A state Senate candidate from Federal Way wants to explore bringing a four-year college to the city’s soon-to-be-empty Weyerhaeuser campus.
The timber company announced Tuesday it would move its headquarters from Federal Way to Seattle’s Pioneer Square in 2016, uprooting about 800 local jobs. It plans to market its building and more than 400 acres of surrounding land east of Interstate 5 to developers.
Democrat Shari Song said local leaders should be looking at how to replace those jobs and what to do with the campus.
If elected, she said she would push for a study of the feasibility of building a branch campus there for a state university like Washington State University.

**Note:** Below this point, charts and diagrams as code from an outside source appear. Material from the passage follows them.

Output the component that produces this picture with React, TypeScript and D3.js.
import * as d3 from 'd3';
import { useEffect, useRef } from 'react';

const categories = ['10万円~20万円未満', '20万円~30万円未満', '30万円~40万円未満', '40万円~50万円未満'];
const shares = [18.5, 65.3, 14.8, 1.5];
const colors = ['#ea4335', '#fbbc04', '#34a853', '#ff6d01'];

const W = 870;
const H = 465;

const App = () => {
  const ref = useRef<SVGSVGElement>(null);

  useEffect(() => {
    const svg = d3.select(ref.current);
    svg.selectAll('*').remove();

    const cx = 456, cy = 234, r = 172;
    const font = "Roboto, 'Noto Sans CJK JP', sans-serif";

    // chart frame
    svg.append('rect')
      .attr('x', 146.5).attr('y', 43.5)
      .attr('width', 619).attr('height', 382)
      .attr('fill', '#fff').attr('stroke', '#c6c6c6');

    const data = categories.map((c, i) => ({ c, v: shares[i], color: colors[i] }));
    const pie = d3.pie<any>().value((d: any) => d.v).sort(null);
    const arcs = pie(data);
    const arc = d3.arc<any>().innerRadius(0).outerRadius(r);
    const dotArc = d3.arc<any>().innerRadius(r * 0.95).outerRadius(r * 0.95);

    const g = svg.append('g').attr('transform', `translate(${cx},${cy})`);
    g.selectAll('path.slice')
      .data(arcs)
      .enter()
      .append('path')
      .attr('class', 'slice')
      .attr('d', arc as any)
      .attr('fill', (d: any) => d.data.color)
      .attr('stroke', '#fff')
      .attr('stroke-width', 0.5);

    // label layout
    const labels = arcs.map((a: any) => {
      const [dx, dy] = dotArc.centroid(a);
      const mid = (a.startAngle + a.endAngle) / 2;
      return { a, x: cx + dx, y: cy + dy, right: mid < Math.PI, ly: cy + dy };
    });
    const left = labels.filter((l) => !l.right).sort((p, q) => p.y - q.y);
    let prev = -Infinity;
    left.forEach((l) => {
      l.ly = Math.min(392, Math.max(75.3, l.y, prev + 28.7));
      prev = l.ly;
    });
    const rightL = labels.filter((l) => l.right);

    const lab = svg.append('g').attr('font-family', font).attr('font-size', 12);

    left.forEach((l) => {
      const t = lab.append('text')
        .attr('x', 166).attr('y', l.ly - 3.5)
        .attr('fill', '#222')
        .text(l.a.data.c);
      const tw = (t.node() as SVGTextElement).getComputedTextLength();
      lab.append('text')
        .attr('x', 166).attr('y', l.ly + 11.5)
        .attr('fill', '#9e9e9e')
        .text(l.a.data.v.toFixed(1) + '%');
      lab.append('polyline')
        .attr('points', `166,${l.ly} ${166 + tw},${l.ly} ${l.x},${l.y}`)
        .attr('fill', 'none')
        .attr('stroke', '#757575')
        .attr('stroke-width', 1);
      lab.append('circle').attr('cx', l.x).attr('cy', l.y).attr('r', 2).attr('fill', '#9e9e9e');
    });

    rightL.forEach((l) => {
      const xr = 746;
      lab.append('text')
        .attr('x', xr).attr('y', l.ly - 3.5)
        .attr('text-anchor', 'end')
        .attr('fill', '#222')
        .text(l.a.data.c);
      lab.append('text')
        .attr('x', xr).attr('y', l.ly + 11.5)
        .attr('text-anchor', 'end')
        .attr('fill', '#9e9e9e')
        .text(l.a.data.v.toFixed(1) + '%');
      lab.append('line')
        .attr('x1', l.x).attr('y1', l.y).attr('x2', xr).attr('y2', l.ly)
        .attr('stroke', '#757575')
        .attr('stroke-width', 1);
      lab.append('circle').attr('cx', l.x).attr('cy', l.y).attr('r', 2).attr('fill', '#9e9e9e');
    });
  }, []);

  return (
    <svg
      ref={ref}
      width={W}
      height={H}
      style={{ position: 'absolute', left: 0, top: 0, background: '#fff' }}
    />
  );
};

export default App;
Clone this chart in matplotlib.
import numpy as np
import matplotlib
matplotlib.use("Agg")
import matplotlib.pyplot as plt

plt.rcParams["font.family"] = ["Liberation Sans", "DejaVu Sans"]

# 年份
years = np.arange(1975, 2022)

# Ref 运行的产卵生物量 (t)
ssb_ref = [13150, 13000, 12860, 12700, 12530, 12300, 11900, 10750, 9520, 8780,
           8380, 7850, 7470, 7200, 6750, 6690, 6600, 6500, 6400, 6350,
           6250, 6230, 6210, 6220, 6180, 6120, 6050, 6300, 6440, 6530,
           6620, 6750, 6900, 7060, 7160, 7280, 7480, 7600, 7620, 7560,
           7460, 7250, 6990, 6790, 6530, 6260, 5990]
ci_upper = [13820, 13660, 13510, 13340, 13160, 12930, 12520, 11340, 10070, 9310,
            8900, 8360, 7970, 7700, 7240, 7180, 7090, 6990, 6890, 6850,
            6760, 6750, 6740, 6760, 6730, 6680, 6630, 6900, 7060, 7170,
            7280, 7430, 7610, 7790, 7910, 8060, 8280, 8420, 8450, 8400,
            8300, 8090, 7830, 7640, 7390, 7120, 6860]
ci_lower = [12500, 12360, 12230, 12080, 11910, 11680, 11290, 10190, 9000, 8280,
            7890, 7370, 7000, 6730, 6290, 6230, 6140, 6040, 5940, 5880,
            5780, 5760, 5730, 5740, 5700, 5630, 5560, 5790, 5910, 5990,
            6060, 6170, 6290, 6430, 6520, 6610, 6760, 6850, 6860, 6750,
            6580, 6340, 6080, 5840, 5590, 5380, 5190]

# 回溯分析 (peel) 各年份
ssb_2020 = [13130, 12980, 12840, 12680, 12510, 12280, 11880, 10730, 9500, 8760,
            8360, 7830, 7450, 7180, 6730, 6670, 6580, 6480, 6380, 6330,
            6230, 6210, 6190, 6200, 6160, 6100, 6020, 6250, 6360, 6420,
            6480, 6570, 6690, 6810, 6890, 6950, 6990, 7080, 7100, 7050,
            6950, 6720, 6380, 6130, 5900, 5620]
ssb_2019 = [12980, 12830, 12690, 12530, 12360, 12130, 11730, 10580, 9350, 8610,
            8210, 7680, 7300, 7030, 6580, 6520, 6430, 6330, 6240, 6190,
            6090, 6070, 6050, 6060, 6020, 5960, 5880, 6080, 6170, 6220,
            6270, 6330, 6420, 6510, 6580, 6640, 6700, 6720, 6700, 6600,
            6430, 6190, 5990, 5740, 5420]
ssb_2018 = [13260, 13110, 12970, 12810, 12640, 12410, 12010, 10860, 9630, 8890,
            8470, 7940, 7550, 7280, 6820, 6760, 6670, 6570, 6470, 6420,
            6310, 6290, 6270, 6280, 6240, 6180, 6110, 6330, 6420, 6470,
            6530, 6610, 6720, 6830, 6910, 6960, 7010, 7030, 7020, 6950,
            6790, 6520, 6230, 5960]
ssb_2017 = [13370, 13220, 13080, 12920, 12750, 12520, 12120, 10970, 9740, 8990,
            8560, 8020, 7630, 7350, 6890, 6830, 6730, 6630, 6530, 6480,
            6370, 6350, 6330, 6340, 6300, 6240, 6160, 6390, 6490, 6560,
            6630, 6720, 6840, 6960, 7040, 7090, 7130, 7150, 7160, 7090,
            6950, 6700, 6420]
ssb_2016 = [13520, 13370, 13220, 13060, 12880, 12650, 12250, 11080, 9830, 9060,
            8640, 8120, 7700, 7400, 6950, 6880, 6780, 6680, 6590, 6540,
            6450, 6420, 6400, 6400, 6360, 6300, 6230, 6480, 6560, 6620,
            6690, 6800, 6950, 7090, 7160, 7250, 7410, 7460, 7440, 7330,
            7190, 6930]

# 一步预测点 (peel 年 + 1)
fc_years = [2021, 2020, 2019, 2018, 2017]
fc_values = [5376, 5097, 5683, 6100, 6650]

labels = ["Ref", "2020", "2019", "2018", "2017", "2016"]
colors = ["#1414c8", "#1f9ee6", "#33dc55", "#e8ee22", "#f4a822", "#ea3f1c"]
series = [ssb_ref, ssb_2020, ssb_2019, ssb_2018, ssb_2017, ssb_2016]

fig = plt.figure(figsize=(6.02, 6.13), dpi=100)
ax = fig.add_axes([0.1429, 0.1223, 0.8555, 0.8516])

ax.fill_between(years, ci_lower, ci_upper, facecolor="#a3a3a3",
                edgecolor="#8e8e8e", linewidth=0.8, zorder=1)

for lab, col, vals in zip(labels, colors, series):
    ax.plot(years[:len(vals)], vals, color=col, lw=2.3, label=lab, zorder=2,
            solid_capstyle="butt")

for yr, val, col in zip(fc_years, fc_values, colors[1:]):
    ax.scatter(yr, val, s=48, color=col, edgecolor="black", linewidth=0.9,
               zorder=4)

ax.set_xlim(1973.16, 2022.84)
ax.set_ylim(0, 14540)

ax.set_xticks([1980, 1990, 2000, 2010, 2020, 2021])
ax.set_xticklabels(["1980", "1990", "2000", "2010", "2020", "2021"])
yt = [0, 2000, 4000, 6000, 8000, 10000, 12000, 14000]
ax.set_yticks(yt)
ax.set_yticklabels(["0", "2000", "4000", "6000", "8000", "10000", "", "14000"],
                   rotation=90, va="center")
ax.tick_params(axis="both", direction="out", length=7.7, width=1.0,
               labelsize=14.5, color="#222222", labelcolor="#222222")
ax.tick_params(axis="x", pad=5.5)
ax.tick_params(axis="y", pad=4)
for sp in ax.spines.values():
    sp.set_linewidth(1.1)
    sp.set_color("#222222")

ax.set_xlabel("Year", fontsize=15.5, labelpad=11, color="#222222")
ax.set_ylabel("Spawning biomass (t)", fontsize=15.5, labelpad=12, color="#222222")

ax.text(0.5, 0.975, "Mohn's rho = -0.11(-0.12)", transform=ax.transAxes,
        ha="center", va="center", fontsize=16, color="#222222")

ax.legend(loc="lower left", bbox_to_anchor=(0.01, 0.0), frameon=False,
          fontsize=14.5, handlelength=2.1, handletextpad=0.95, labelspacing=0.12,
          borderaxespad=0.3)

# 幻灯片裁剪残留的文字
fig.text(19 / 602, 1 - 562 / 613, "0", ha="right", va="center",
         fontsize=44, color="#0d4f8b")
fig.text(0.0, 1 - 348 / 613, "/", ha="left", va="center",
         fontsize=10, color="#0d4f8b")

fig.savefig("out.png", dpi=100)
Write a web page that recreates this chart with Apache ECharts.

She noted WSU four-year branch campuses in Spokane, the Tri-Cities, Vancouver and Everett and University of Washington campuses in Bothell and Tacoma.
“Snohomish County finally got their four-year degree option when WSU Everett opened,” Song said in a statement. “Now it should be South King County’s turn. Our population is expanding. The demand is here. We need leaders who will fight for expanding higher education opportunities close to home.”
The Federal Way City Council has approved an initiative to explore attracting a college satellite campus to the city of more than 92,000.
Officials are exploring all options for a location, said Mayor Jim Ferrell’s chief of staff, Brian Wilson.
Wilson said he hadn’t previously heard the Weyerhaeuser site mentioned as a possibility. City Councilwoman Kelly Maloney said the site was under discussion informally among people working on the initiative as something to explore if Weyerhaeuser were to leave.
Song’s Republican opponent, former Rep. Mark Miloscia of Federal Way, was critical of Song’s statement. He said she was taking credit for an idea that local leaders have been working on for two years.
Miloscia called a local college a “wonderful idea” but was noncommittal about locating it at the Weyerhaeuser site, saying he wanted to “find the best possible solution for the 430 acres being vacated. However, we need not just public investment but also private sector development.”
Wilson said the phones at City Hall have been ringing off the hook since the company announced it would leave. “It goes without saying there are going to be lots of people who have an opinion and want to weigh in on what that future may look like, and we’re certainly listening to that,” he said.